Here is the issue: the twenty-five people that reviewed the Fellowship’s theological draft, in addition to the ones who carefully wrote it, already know all of this.  I did not feel the need to supply verse references for all of the biblical quotes and allusions in this response because I know that the Fellowship folks know exactly the texts I refer to; it’s their world.  It’s my world too.  It’s a complex world.  It is a world that deserves forthright, nuanced statements about how people like us, living in our world today, need, benefit from and use scripture.  Speaking of simple “prompts” of the Spirit is school-boy talk.   Does the Spirit prompt all of us to divest from Fidelity Investments because they profit from Petro-China’s investments in Sudan’s genocidal government?  The Board of Pensions doesn’t feel so prompted.  What does that tell us?  “Jesus is Jesus; but business is business?”  Where does that leave us?  Sheep or goats?  It’s serious, but it’s not uncomplicated.

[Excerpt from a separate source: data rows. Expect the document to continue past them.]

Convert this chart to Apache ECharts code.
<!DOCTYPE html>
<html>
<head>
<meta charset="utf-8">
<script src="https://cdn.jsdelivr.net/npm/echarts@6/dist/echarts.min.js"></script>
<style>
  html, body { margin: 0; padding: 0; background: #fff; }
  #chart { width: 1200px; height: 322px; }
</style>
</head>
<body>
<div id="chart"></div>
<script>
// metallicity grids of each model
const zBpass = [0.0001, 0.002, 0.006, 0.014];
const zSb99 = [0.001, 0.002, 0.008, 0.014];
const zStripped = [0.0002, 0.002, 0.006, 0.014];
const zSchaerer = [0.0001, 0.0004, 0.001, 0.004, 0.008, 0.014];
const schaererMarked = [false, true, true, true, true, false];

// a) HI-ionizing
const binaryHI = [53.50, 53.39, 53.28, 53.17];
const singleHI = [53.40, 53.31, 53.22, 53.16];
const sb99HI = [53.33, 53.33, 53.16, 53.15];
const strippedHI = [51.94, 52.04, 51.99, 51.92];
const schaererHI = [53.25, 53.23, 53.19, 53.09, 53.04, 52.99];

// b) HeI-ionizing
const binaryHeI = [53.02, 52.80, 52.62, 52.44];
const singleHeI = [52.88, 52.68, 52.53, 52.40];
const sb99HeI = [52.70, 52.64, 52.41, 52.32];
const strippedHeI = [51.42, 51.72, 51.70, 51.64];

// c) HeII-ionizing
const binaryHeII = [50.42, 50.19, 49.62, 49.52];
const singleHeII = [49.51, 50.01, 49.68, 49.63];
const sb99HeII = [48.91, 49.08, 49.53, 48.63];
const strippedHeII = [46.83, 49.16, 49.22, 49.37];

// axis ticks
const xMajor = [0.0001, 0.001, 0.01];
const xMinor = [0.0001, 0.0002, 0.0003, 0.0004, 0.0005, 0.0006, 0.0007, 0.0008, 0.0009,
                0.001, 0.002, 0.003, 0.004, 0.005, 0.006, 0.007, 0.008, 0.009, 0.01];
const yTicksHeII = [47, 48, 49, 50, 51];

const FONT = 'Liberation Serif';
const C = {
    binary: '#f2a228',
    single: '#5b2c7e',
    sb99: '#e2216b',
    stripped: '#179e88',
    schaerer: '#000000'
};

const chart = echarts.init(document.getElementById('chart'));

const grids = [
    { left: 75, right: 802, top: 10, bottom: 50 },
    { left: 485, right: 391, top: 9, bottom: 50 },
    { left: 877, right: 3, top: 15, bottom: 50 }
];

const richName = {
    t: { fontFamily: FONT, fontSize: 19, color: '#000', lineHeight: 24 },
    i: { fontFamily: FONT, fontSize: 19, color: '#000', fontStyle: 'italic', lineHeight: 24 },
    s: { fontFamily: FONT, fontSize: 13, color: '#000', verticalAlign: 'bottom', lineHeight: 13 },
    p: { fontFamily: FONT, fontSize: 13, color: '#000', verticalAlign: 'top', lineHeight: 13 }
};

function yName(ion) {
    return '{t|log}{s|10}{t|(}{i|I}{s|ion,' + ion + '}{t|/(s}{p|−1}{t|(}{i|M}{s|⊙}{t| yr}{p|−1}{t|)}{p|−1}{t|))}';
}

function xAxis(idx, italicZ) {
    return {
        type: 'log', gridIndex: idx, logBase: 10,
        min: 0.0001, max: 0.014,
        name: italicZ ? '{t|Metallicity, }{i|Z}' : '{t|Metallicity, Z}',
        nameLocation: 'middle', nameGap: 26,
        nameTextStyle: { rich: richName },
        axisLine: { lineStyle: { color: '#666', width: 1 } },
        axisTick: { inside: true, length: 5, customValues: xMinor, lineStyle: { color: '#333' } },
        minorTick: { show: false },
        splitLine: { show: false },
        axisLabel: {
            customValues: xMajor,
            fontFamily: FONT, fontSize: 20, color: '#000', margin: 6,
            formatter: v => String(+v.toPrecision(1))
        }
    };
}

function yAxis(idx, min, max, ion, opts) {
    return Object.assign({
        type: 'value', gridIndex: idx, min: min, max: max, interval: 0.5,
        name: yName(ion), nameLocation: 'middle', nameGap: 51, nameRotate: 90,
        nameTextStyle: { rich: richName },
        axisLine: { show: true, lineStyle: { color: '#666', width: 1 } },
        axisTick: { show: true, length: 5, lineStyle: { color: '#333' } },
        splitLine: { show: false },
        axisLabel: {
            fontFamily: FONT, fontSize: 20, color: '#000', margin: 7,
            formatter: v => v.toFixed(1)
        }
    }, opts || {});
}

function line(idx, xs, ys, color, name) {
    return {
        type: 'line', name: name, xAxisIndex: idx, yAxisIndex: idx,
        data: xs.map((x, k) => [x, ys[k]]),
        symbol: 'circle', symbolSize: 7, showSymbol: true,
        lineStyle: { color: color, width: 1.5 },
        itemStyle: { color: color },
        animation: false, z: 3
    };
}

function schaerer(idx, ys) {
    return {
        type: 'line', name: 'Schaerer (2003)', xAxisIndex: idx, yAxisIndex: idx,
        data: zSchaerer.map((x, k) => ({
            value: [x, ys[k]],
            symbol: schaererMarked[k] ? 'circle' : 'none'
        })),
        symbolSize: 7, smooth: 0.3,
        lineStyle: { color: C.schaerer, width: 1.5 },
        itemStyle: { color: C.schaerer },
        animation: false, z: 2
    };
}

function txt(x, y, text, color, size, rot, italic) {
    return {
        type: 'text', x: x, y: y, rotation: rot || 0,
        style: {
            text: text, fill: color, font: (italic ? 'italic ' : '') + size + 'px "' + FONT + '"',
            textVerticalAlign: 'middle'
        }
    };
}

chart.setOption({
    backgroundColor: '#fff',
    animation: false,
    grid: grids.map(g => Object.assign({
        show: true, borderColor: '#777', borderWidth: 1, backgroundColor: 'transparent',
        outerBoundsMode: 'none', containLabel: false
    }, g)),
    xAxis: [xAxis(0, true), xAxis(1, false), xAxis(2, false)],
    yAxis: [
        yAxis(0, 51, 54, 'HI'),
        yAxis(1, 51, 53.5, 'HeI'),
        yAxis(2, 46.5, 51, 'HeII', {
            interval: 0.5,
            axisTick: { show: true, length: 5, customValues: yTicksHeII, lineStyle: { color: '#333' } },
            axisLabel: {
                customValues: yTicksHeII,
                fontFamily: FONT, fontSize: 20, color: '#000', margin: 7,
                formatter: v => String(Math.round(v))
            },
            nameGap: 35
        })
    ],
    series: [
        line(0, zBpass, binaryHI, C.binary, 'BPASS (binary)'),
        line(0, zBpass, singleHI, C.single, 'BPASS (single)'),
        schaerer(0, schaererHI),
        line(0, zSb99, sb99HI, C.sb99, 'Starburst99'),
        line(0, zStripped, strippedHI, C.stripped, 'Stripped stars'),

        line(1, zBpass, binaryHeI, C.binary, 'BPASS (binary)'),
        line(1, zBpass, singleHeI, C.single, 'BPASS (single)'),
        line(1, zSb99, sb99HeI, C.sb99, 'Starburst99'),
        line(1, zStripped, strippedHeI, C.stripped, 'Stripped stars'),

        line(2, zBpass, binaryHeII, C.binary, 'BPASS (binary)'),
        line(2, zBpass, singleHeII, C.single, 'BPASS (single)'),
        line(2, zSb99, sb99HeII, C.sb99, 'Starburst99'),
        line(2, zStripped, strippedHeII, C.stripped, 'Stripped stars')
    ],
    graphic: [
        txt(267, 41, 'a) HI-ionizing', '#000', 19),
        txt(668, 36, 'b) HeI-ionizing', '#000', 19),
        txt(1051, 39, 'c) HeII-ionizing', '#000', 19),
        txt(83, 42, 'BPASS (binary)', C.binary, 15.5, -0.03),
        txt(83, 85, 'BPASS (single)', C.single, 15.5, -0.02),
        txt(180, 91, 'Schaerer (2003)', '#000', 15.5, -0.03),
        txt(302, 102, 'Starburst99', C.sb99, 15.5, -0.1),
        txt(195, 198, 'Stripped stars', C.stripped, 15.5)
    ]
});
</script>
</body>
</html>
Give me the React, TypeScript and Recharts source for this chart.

Here is my plea to the Fellowship: you may think, as I understand you to think, that the PCUSA has lost her way; that she has abandoned her center in favor of the spirit of the age, abandoned her faith in God’s word in favor of man’s opinions; that she has rejected faithfulness to the text of scripture, in favor of coziness with the agenda of the American liberal left.  That is a conversation that needs to be conducted.  Others will be anxious to know whether the other major spirit of the age, the spirit of the American political right, the spirit of stepping over the moral hazard of indolent Lazarus lying at the gate, is not at least as likely a temptation and at least as nefarious to faith in the God revealed in Jesus.  But the test of whether or not either of those spirits have been followed is not whether we can all agree that “The spirit will never prompt our conscience to conclusions that are at odds with the scriptures that he has inspired.”  Our women cut their hair, wear braids, pearls, gold, speak in church, even teach, even teach men who they do not call Lord, and who do not pray with hands upraised and who may wear their hair long.  And nowhere in scripture is there a footnote or a flag saying “now this bit is just cultural so you can feel free to let it go later on.”  The way it works in practice, for all of us, is that we believe the Spirit regularly prompts us to believe and practice things that are indeed at odds with the scriptures that he inspired.  This is how it works for all of us, not some of us.

Sincerely,

Rev. Steven D. Kurtz

Gulf Shores, AL

P.s.  Joe Small just published an open letter in The Presbyterian Outlook on his role in the theology draft, clarifying that he is not in favor of or a part of any schism that may be coming.